From a fiscal perspective, the Saudi government is likely to accelerate spending on next‑generation missile‑defence systems, integrating radar, satellite tracking and AI‑enabled interceptors. This capital infusion will flow through state‑owned defence firms such as Saudi Arabian Military Industries (SAMI) and through strategic partnerships with foreign OEMs, creating a pipeline of high‑technology contracts that could boost sovereign wealth fund (SWF) returns over the medium term. The heightened focus on indigenous capability aligns with Vision 2030’s goal of reducing reliance on external suppliers, thereby retaining a larger share of defence‑related R&D revenues within the Kingdom.

For venture capitalists, the heightened threat environment is sharpening the investment thesis around dual‑use technologies. Start‑ups specializing in real‑time data analytics, autonomous weaponry, and secure communications are now positioned to attract both public and private funding, as ministries seek rapid commercialisation of home‑grown solutions.

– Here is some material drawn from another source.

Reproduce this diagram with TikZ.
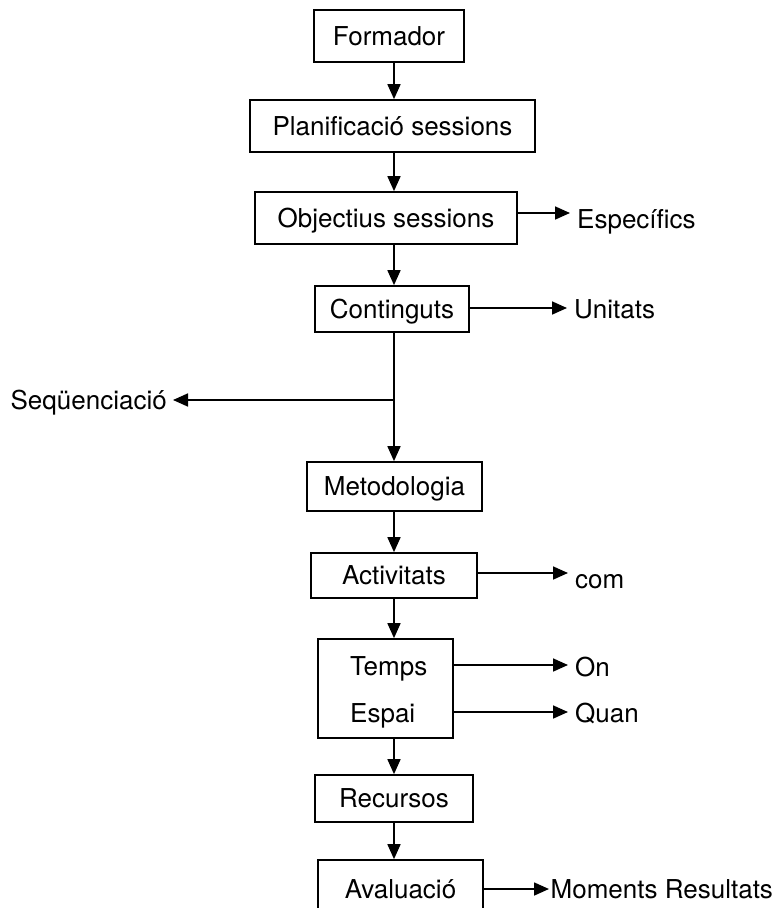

The region’s burgeoning tech ecosystem in Riyadh, Jeddah and Dubai is likely to see an uptick in Series A rounds, with sovereign investors and sovereign‑linked funds eager to secure early stakes in firms that can feed into the national defence supply chain.

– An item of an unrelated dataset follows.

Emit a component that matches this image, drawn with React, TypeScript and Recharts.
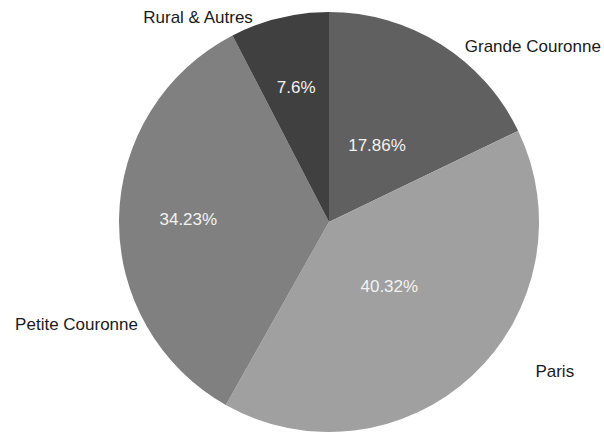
import React from 'react';
import { PieChart, Pie, Cell } from 'recharts';

// Share of each zone, slices run clockwise from 12 o'clock
const REGIONS = ['Grande Couronne', 'Paris', 'Petite Couronne', 'Rural & Autres'];
const SHARES = [17.86, 40.32, 34.23, 7.6];

const SHADES = ['#606060', '#a0a0a0', '#808080', '#404040'];

// label placement: radius factors / clockwise degrees from the top
const PCT_RADIUS = [0.43, 0.42, 0.67, 0.66];
const NAME_ANGLE = [37.8, 126, 241.7, 339.6];
const NAME_RADIUS = [1.055, 1.215, 1.033, 1.04];
const NAME_ANCHOR = ['start', 'start', 'end', 'end'];

const RAD = Math.PI / 180;
const FONT = '"Liberation Sans", Arial, sans-serif';

const data = REGIONS.map((name, i) => ({ name, value: SHARES[i] }));

const renderLabel = (props: any) => {
    const { cx, cy, midAngle, outerRadius, index } = props;
    const rp = outerRadius * PCT_RADIUS[index];
    const px = cx + rp * Math.cos(-midAngle * RAD);
    const py = cy + rp * Math.sin(-midAngle * RAD);
    const rn = outerRadius * NAME_RADIUS[index];
    const a = (90 - NAME_ANGLE[index]) * RAD;
    const nx = cx + rn * Math.cos(-a);
    const ny = cy + rn * Math.sin(-a);
    return (
        <g>
            <text x={px} y={py} fill="#f2f2f2" fontSize={17} fontFamily={FONT}
                textAnchor="middle" dominantBaseline="central">
                {`${SHARES[index]}%`}
            </text>
            <text x={nx} y={ny} fill="#1a1a1a" fontSize={17} fontFamily={FONT}
                textAnchor={NAME_ANCHOR[index]} dominantBaseline="central">
                {REGIONS[index]}
            </text>
        </g>
    );
};

export default function App() {
    return (
        <div style={{ position: 'absolute', left: 0, top: 0, width: 604, height: 432, background: '#fff' }}>
            <PieChart width={604} height={432} margin={{ top: 0, right: 0, bottom: 0, left: 0 }}>
                <Pie
                    data={data}
                    dataKey="value"
                    nameKey="name"
                    cx={329}
                    cy={222}
                    outerRadius={210}
                    startAngle={90}
                    endAngle={-270}
                    stroke="none"
                    label={renderLabel}
                    labelLine={false}
                    isAnimationActive={false}
                >
                    {data.map((d, i) => (
                        <Cell key={d.name} fill={SHADES[i]} />
                    ))}
                </Pie>
            </PieChart>
        </div>
    );
}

Infrastructure planners must also reassess the resilience of critical assets—oil export terminals, power grids and logistics hubs—in light of the demonstrated missile threat. Investment in hardened facilities, underground command centres and redundancy networks will become a priority for both state operators and private concessionaires. The convergence of security imperatives with the Kingdom’s broader diversification agenda suggests a sustained, multi‑billion‑dollar flow of capital into projects that blend defence, energy and digital infrastructure, reshaping the MENA investment landscape for the coming decade.